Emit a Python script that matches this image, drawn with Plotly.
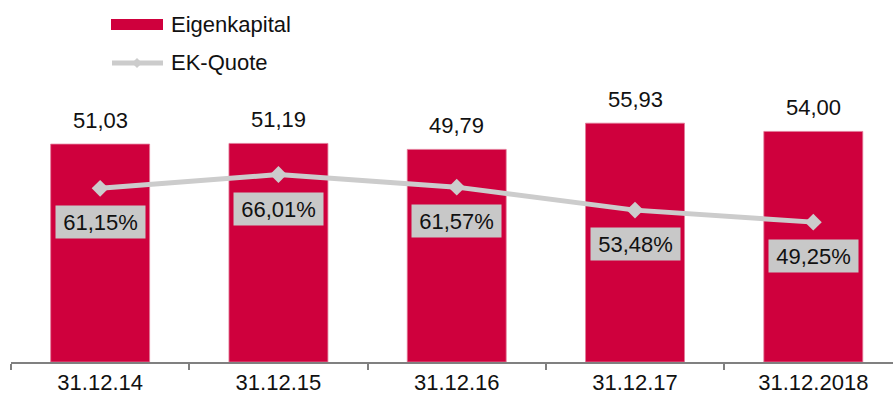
import plotly.graph_objects as go

categories = ["31.12.14", "31.12.15", "31.12.16", "31.12.17", "31.12.2018"]
eigenkapital = [51.03, 51.19, 49.79, 55.93, 54.00]
ek_quote = [61.15, 66.01, 61.57, 53.48, 49.25]

def de(v, d=2):
    return f"{v:.{d}f}".replace(".", ",")

FONT = "Liberation Sans, Arial, Helvetica, sans-serif"
FS = 22
RED = "#CF003D"
GREY = "#CCCCCC"
W, H = 893, 397
PLOT_H = 362

fig = go.Figure()
fig.add_trace(go.Bar(
    x=categories, y=eigenkapital, name="Eigenkapital",
    marker=dict(color=RED, line=dict(color="#E27A98", width=0.8)),
    width=0.555, yaxis="y",
))
fig.add_trace(go.Scatter(
    x=categories, y=ek_quote, name="EK-Quote", mode="lines+markers",
    line=dict(color=GREY, width=5),
    marker=dict(symbol="diamond", size=13, color=GREY),
    yaxis="y2",
))

annotations = []
for c, v in zip(categories, eigenkapital):
    annotations.append(dict(
        x=c, y=v, xref="x", yref="y", text=de(v), showarrow=False,
        yanchor="middle", yshift=24, font=dict(family=FONT, size=FS, color="#111111"),
    ))
for c, v in zip(categories, ek_quote):
    annotations.append(dict(
        x=c, y=v, xref="x", yref="y2", text=de(v) + "%", showarrow=False,
        yanchor="middle", yshift=-34, bgcolor="#C8C8C8", borderpad=3,
        width=83, height=26,
        font=dict(family=FONT, size=FS, color="#111111"),
    ))

# manual legend
def px_x(p):
    return p / W

def px_y(p):
    return 1 - p / PLOT_H

annotations.append(dict(
    x=px_x(169), y=px_y(24), xref="paper", yref="paper", text="Eigenkapital",
    showarrow=False, xanchor="left", yanchor="middle",
    font=dict(family=FONT, size=FS, color="#111111"),
))
annotations.append(dict(
    x=px_x(169), y=px_y(62), xref="paper", yref="paper", text="EK-Quote",
    showarrow=False, xanchor="left", yanchor="middle",
    font=dict(family=FONT, size=FS, color="#111111"),
))

shapes = [
    dict(type="rect", xref="paper", yref="paper",
         x0=px_x(111), x1=px_x(163), y0=px_y(30), y1=px_y(19),
         fillcolor=RED, line=dict(width=0)),
    dict(type="line", xref="paper", yref="paper",
         x0=px_x(112), x1=px_x(163), y0=px_y(63), y1=px_y(63),
         line=dict(color=GREY, width=5)),
    dict(type="path", xref="paper", yref="paper",
         path=f"M {px_x(137)} {px_y(58)} L {px_x(142)} {px_y(63)} L {px_x(137)} {px_y(68)} L {px_x(132)} {px_y(63)} Z",
         fillcolor=GREY, line=dict(width=0)),
]

fig.update_layout(
    width=W, height=H,
    margin=dict(l=0, r=0, t=0, b=H - PLOT_H),
    paper_bgcolor="white", plot_bgcolor="white",
    showlegend=False,
    font=dict(family=FONT, size=FS, color="#111111"),
    xaxis=dict(
        domain=[11 / W, 1], type="category", range=[-0.5, 4.447],
        showline=True, linecolor="#808080", linewidth=1.5,
        ticks="outside", tickson="boundaries", ticklen=6, tickcolor="#808080", tickwidth=1.5,
        tickfont=dict(family=FONT, size=FS, color="#111111"),
        showgrid=False, zeroline=False, fixedrange=True,
    ),
    yaxis=dict(range=[0, PLOT_H / 4.27], visible=False, showgrid=False, zeroline=False),
    yaxis2=dict(range=[0, PLOT_H / 2.84], overlaying="y", visible=False,
                showgrid=False, zeroline=False),
    annotations=annotations,
    shapes=shapes,
)

fig.write_html("out.html")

* * *

### WHAT IS NEEDED
Every line from the top of the material above through the line with "ek_quote = [61.15, 66.01, 61.57, 53.48, 49.25]" should be duplicated exactly, please; leave out the pictures.

### ANSWER
Emit a Python script that matches this image, drawn with Plotly.
import plotly.graph_objects as go

categories = ["31.12.14", "31.12.15", "31.12.16", "31.12.17", "31.12.2018"]
eigenkapital = [51.03, 51.19, 49.79, 55.93, 54.00]
ek_quote = [61.15, 66.01, 61.57, 53.48, 49.25]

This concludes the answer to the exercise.